In Haigh’s film, temporal collapse is constant: Adam’s childhood home appears unchanged, and his parents remain ageless. Time itself becomes haunted, and the viewer, like Adam, is caught in a cycle of repetition that never fully resolves.

in childhood
present

This ambiguity extends to the viewer’s perception. The film never confirms whether these encounters are paranormal phenomena, symbolic manifestations of grief, or cinematic delusions. This uncertainty situates the audience in a position of compliance with scepticism.

An important scene in All of Us Strangers occurs when Harry, Adam’s lover, glimpses Adam’s parents through the glass under the influence of MDMA. This moment destabilises certainty. If Harry can see them, are the ghosts real, or has Adam’s delusion expanded into a shared hallucination? The film situates perception itself as unreliable. The shared vision of the ghosts could be read as a collective hallucination, but the drug’s presence also complicates the ontological status of the apparitions.

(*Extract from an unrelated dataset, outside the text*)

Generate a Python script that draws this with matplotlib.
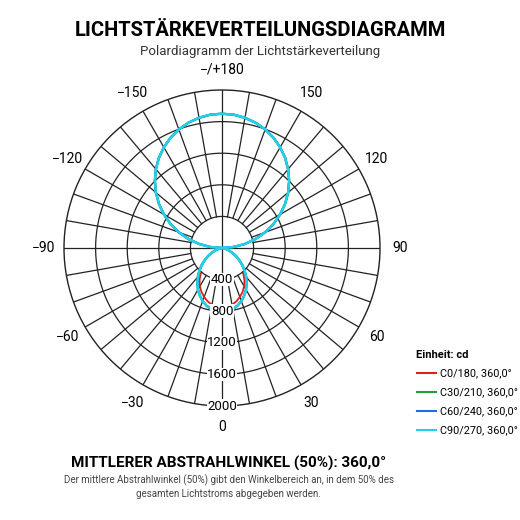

Harry’s subsequent death transforms this ambiguity into tragedy, implying that intimacy with the supernatural, or with unresolved grief, can be fatal to those already emotionally fragile.


Emotional Haunting and the Uncanny

ending scene

All of Us Strangers is structured through uncanny doubling: parents who return as idealised yet impossible versions of themselves, and Harry, who becomes both lover and ghost. What once served as a defence returns as something terrifying. In Adam’s case, each figure he encounters mirrors a different form of loss, offering comfort while simultaneously disturbing him.

Adam’s parents are the familiar objects of his earliest attachments, yet their return violates the natural order. The childhood grief Adam never resolved resurfaces in embodied form. The ghosts serve as mirrors of the unresolved past.


Harry functions as a second axis of uncanny doubling. His relationship with Adam unfolds in a way that already feels ghostly: he appears suddenly, moves quietly in and out of Adam’s life, and remains emotionally distant. When Harry is later revealed to have died before their final encounter, he becomes a spectral lover. This narrative twist produces a distinctly modern form of the uncanny, where romantic intimacy becomes inseparable from haunting. The person Adam loves is both alive and dead, present and lost.
In this sense, the uncanny does not reside solely in the ghosts of Adam’s parents, but in Adam’s struggle to form meaningful connections while carrying unresolved grief. The ghosts represent not supernatural horror, but the emotional labour of mourning itself.


The film’s final sequence brings this emotional uncanny into focus. Adam lies beside Harry’s dead body in the apartment and chooses to remain within the spectral realm rather than return fully to the world of the living. His decision suggests an acceptance that haunting is now central to his identity. Adam’s acceptance of the ghosts signifies the recognition that grief is not an interruption of life, but an ongoing condition.

Unlike many Western ghost narratives, which are clearly framed as horror, thriller, or supernatural mystery, All of Us Strangers occupies a liminal genre space. Marketed primarily as a psychological drama centred on queer loneliness and human connection, the film initially appears to disavow the supernatural altogether. Yet the presence of ghosts quietly disrupts this framing, sustaining an ambiguity rarely found in mainstream depictions of the paranormal. The film shifts attention away from the ontology of ghosts and toward the ontology of grief itself.

By refusing to resolve its ambiguity, All of Us Strangers frames the uncanny as a condition of living with loss: a quiet, intimate haunting that persists.

References:

  • Freud, S. (1919). Das Unheimliche [The Uncanny].
  • Vidler, A. (1992). The Architectural Uncanny: Essays in the Modern Unhomely. MIT Press.
  • Gordon, A. (2008). Ghostly Matters: Haunting and the Sociological Imagination. University of Minnesota Press.
  • Derrida, J. (1994). Specters of Marx. Routledge.